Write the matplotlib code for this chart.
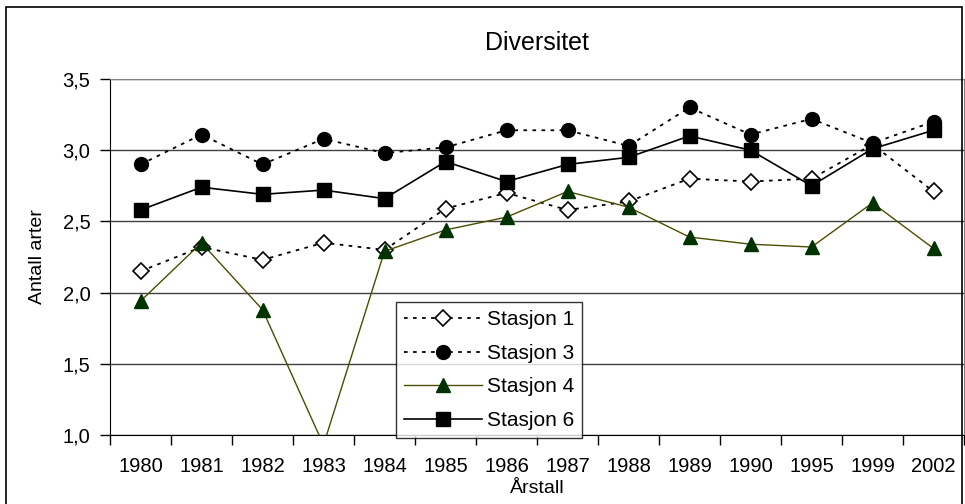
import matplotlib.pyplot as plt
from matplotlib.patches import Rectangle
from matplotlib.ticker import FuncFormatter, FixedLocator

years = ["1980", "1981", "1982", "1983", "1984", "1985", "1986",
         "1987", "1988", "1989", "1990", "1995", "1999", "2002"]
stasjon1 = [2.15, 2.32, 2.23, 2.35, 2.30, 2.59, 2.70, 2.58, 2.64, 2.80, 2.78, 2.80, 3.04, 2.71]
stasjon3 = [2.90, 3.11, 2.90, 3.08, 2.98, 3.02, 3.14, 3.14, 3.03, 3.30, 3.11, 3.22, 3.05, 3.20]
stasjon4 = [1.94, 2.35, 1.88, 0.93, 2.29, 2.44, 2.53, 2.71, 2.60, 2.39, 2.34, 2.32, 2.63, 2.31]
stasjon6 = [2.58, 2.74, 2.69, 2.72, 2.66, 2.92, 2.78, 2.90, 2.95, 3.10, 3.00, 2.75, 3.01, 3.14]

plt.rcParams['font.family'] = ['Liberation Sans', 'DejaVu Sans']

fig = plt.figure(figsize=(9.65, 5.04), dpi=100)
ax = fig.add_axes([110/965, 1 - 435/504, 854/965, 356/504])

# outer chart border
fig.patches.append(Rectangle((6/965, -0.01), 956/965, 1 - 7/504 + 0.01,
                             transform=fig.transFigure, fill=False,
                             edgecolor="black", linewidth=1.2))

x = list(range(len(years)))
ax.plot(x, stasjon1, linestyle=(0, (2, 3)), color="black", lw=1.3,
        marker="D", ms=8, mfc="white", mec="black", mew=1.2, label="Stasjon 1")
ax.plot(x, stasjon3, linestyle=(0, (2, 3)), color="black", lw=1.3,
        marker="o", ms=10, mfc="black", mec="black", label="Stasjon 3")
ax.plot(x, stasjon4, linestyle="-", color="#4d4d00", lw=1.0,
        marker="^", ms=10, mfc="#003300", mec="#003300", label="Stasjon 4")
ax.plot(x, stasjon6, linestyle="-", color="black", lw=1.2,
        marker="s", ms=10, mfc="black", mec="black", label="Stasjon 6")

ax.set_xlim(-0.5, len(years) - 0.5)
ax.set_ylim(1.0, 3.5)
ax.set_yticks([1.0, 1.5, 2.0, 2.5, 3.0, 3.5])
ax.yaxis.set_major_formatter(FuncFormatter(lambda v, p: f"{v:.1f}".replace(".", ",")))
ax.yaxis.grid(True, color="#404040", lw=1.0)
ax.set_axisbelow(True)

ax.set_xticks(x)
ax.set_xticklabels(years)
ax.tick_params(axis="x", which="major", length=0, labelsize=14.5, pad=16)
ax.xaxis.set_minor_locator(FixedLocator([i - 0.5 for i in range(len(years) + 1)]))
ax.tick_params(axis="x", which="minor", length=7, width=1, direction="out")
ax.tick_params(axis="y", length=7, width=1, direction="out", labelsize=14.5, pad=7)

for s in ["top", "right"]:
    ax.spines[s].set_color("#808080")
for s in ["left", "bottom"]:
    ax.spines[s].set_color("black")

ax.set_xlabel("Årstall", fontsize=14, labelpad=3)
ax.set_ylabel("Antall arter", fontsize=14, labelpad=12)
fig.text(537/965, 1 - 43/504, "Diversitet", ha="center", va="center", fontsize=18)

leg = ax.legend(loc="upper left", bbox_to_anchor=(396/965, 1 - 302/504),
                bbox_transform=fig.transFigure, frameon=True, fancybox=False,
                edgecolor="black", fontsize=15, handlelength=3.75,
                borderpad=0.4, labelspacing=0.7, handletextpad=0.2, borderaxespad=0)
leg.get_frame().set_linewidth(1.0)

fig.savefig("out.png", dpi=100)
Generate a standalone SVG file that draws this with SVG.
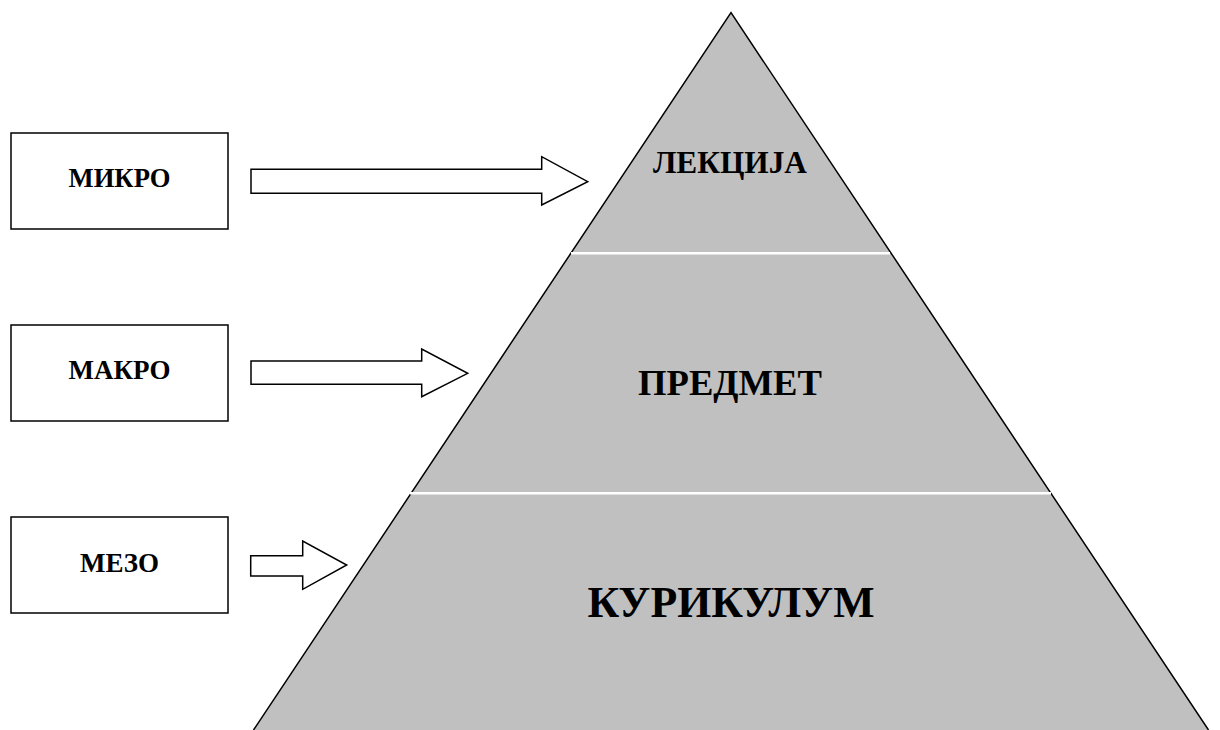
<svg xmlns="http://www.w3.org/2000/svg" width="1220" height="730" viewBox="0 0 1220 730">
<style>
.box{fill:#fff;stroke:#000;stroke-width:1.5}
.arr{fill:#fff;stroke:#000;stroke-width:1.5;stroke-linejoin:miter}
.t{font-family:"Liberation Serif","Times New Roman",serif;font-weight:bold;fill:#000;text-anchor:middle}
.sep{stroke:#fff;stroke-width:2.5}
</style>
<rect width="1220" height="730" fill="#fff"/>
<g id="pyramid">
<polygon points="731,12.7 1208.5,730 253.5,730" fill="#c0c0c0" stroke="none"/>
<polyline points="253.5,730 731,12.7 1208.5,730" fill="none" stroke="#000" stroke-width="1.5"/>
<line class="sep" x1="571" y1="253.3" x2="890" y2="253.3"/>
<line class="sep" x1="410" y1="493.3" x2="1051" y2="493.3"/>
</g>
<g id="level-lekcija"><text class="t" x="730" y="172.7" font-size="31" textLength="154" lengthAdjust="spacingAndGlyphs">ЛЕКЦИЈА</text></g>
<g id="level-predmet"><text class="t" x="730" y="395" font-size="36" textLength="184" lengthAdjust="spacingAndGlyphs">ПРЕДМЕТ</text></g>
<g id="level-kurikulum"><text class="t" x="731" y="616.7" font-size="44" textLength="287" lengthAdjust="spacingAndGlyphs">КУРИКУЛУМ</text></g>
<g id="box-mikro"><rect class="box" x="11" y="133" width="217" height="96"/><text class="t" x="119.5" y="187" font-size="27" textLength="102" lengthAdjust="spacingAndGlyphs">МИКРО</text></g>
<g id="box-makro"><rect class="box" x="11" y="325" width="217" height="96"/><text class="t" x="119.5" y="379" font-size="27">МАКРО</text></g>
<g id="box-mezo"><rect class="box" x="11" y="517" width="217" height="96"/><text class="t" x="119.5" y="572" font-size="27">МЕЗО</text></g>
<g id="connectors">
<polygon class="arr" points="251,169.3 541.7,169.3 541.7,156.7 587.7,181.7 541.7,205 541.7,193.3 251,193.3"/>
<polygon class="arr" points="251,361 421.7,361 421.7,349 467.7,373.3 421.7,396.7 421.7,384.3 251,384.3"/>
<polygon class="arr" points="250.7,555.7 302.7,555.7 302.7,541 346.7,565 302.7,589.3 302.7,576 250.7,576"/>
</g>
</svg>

:::::

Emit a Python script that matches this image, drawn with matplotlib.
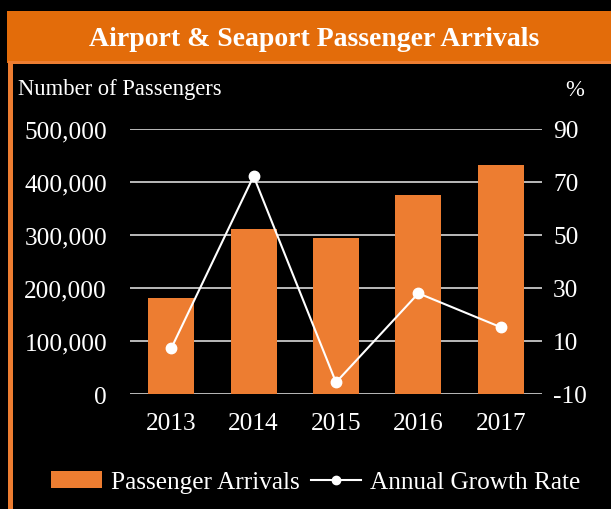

:::::

### WHAT IS ASKED
Could you quote, word for word, only the lines from the one containing "Write the matplotlib code for this chart." through the one containing "from matplotlib.ticker import", both included, and leave out any pictures?

### SOLUTION FOR THIS EXERCISE
Write the matplotlib code for this chart.
import matplotlib.pyplot as plt
from matplotlib.patches import Rectangle
from matplotlib.ticker import FuncFormatter, FixedLocator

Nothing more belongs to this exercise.